### [Records provided]
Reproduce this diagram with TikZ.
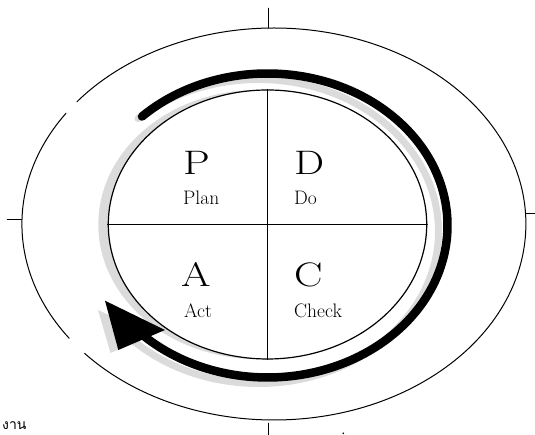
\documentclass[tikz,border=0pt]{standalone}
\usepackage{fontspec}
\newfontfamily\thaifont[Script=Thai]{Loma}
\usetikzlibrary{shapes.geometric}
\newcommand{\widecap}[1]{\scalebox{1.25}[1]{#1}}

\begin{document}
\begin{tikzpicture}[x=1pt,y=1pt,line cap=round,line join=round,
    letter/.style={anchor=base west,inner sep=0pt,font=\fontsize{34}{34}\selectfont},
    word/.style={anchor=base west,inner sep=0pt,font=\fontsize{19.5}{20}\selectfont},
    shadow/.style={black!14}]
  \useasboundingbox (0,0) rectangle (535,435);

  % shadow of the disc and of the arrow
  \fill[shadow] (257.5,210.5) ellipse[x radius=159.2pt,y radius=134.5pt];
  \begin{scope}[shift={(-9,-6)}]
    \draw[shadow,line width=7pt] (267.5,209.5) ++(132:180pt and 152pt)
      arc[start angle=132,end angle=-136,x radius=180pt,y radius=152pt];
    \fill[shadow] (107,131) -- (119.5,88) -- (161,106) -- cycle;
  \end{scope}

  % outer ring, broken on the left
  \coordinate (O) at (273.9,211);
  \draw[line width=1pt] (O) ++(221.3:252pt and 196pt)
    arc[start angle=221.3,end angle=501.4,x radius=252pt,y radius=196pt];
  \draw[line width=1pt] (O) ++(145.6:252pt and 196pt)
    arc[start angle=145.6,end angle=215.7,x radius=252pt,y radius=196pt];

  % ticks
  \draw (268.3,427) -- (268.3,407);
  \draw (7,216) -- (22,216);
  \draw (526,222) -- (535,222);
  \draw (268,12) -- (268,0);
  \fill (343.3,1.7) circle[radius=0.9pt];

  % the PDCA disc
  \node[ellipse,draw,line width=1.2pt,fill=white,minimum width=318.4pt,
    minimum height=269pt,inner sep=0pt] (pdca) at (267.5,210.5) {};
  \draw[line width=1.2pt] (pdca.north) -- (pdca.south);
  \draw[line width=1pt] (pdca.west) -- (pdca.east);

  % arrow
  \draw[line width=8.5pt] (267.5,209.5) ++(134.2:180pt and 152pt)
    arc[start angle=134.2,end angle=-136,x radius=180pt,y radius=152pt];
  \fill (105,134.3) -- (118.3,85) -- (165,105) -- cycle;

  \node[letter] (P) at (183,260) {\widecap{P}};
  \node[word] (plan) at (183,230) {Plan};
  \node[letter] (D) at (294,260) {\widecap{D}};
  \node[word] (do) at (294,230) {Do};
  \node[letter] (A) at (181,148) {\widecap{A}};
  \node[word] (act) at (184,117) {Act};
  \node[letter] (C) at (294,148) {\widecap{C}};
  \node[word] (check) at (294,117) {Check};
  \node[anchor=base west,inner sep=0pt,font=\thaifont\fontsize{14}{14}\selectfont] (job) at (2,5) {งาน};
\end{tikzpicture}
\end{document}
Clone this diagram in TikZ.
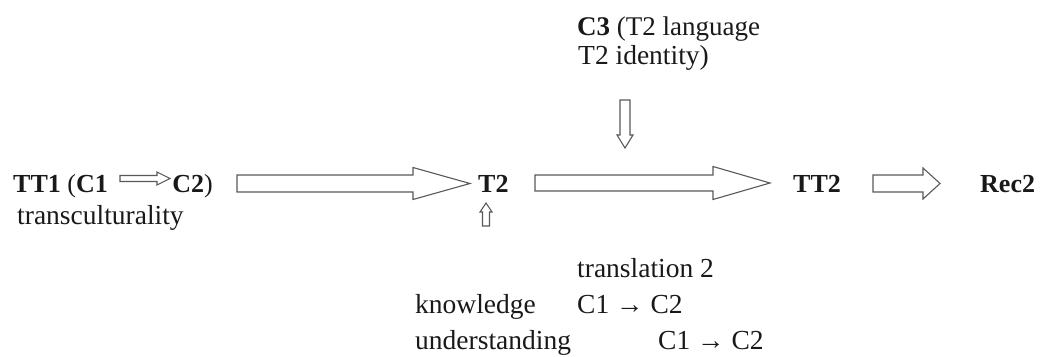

### [What is required]
Give an exact copy of the material, leaving out every picture.

### [Reply to the exercise]
Reproduce this diagram with TikZ.
\documentclass[tikz,border=0pt]{standalone}
\usepackage{fontspec}
\newfontfamily\thaifont[Script=Thai]{Loma}
\usetikzlibrary{shapes.geometric}
\newcommand{\widecap}[1]{\scalebox{1.25}[1]{#1}}

\begin{document}
\begin{tikzpicture}[x=1pt,y=1pt,line cap=round,line join=round,
    letter/.style={anchor=base west,inner sep=0pt,font=\fontsize{34}{34}\selectfont},
    word/.style={anchor=base west,inner sep=0pt,font=\fontsize{19.5}{20}\selectfont},
    shadow/.style={black!14}]
  \useasboundingbox (0,0) rectangle (535,435);

  % shadow of the disc and of the arrow
  \fill[shadow] (257.5,210.5) ellipse[x radius=159.2pt,y radius=134.5pt];
  \begin{scope}[shift={(-9,-6)}]
    \draw[shadow,line width=7pt] (267.5,209.5) ++(132:180pt and 152pt)
      arc[start angle=132,end angle=-136,x radius=180pt,y radius=152pt];
    \fill[shadow] (107,131) -- (119.5,88) -- (161,106) -- cycle;
  \end{scope}

  % outer ring, broken on the left
  \coordinate (O) at (273.9,211);
  \draw[line width=1pt] (O) ++(221.3:252pt and 196pt)
    arc[start angle=221.3,end angle=501.4,x radius=252pt,y radius=196pt];
  \draw[line width=1pt] (O) ++(145.6:252pt and 196pt)
    arc[start angle=145.6,end angle=215.7,x radius=252pt,y radius=196pt];

  % ticks
  \draw (268.3,427) -- (268.3,407);
  \draw (7,216) -- (22,216);
  \draw (526,222) -- (535,222);
  \draw (268,12) -- (268,0);
  \fill (343.3,1.7) circle[radius=0.9pt];

  % the PDCA disc
  \node[ellipse,draw,line width=1.2pt,fill=white,minimum width=318.4pt,
    minimum height=269pt,inner sep=0pt] (pdca) at (267.5,210.5) {};
  \draw[line width=1.2pt] (pdca.north) -- (pdca.south);
  \draw[line width=1pt] (pdca.west) -- (pdca.east);

  % arrow
  \draw[line width=8.5pt] (267.5,209.5) ++(134.2:180pt and 152pt)
    arc[start angle=134.2,end angle=-136,x radius=180pt,y radius=152pt];
  \fill (105,134.3) -- (118.3,85) -- (165,105) -- cycle;

  \node[letter] (P) at (183,260) {\widecap{P}};
  \node[word] (plan) at (183,230) {Plan};
  \node[letter] (D) at (294,260) {\widecap{D}};
  \node[word] (do) at (294,230) {Do};
  \node[letter] (A) at (181,148) {\widecap{A}};
  \node[word] (act) at (184,117) {Act};
  \node[letter] (C) at (294,148) {\widecap{C}};
  \node[word] (check) at (294,117) {Check};
  \node[anchor=base west,inner sep=0pt,font=\thaifont\fontsize{14}{14}\selectfont] (job) at (2,5) {งาน};
\end{tikzpicture}
\end{document}
Clone this diagram in TikZ.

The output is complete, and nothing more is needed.